Avvenire, 26 gennaio 2025
L’Onu: Africa epicentro di terrore
Marginale nell’agenda politica mondia-le, l’Africa subsahariana ha un primato non invidiabile: concentra il maggior numero di vittime civili di attentati terroristici e rimane per l’Onu «l’epicentro» del terrorismo globale. «Il 60% di tutti gli omicidi legati al terrorismo mondiale avvengono qui», in questo quadrante di 8 milioni di chilometri quadrati, crocevia di jihadisti filo-qaedisti (Jnim), di appendici dilaganti dello Stato islamico post-califfale, di rotte criminali ai primi interconnesse se non colluse con apparati corrotti di stati prevalentemente falliti: il terrorismo «si nutre di fragilità e povertà, disuguaglianze e disillusione», chiosa la vicesegretaria generale delle Nazioni Unite, Amina Mohammed, intervenendo in un dibattito al Consiglio di sicurezza. «Quando i finanziamenti allo sviluppo diminuiscono, quando istituzioni fragili sono accompagnate da una governance debole, quando le donne e i giovani sono esclusi dal processo decisionale, quando i servizi pubblici sono rari o ineguali si crea un ambiente fertile per la radicalizzazione e il reclutamento». Un reclutamento alimentato pure dai massacri e dagli abusi delle forze di sicurezza, dall’ipermilitarizzazione della repressione, necessaria ma spuntata nei suoi fini dall’oblio della dimensione politica della controinsurrezione: un errore commesso ieri dai francesi e dai delfini locali e oggi dalle giunte golpiste e dai loro padrini russi che sono enetrati nell’Africa subsahariana.
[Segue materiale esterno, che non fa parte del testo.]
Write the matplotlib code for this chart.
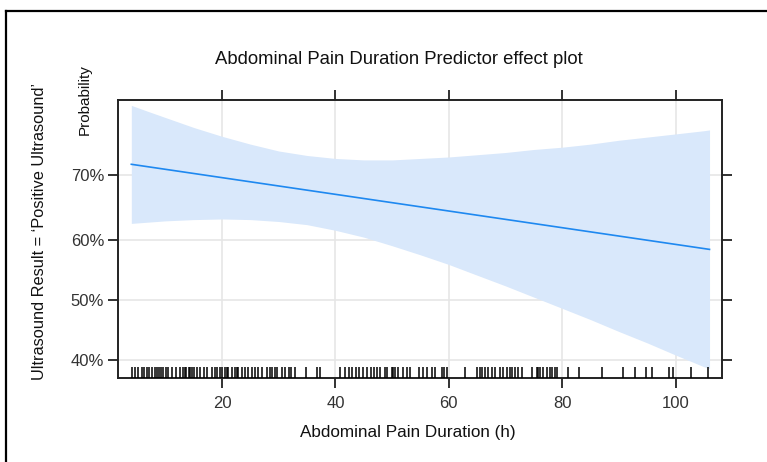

Dove sono i programmi di cooperazione civile- militare, il dialogo intorno alle rivendicazioni etnico-sociali, alla riconciliazione fra sedentari e nomadi e i piani antidesertificazione? Ricorda la vicesegretaria che, nel solo Sahel, il jihad ha fatto «oltre 6mila morti lo scorso anno, più della metà delle vittime totali». I dati dell’Onu sono allarmanti: descrivono il biennio scorso come testimone di un aumento del 250% di attacchi. Dal 2023, il Burkina Faso è in cima alla lista e si è confermato tale anche l’anno scorso, con oltre due terzi delle vittime. Dopo l’Opa russa, lo scenario è peggiorato, ma è da anni che il Paese non si solleva dagli abissi di un indice di sviluppo umano infimo: il dato relativo al 2022, l’ultimo fra quelli calcolati dal programma delle Nazioni Unite per lo sviluppo, parla di un 185esimo posto su 193 Paesi. Cerniera fra l’Africa costiera occidentale e il nord, il Burkina ha frontiere porose, come molti vicini: regioni marginali, spesso boscose, sedi di grandi parchi nazionali, scarsamente sorvegliabili. Il jihad si sposta, mobile, beffardo dei confini ufficiali: sta espandendo i tentacoli in Costa d’Avorio, Togo, Ghana settentrionale, punta la Mauritania, dissolve le parvenze statuali maliane e nigerine, contamina lembi di Ciad, colpisce nella regione dei Grandi Laghi e in Somalia. Corre parallelo all’irredentismo tuareg e all’indipendentismo dell’Azawad, compie attacchi transfrontalieri nel nord-ovest della Nigeria e nel pan-Sahel.
Abbacina, con messaggi politico-psicologici, pseudo-promesse di riscatto sociale e prospettive di guadagni superiori al reddito di chi abita per esempio il Sahel, inferiore a due dollari al giorno. È uno schema visto già nell’area afghano-pachistana, dove sia i taleban sia i qaedisti trafficavano in droghe, armi e pietre preziose, rapivano per estorcere denaro, riciclavano i proventi e compravano armi. Guerriglia e terrorismo africani agiscono similmente: proteggendo i traffici illeciti e riscuotendo la “zakat” (l’obbligo islamico di aiuto economico), «finanziano – ricordano gli esperti Onu – attacchi armati che minano la credibilità di istituzioni centrali in dissolvimento e in perdita di consenso per incapacità di garantire beni primari come la sicurezza e altri bisogni vitali, compresi l’istruzione e la crescita personali».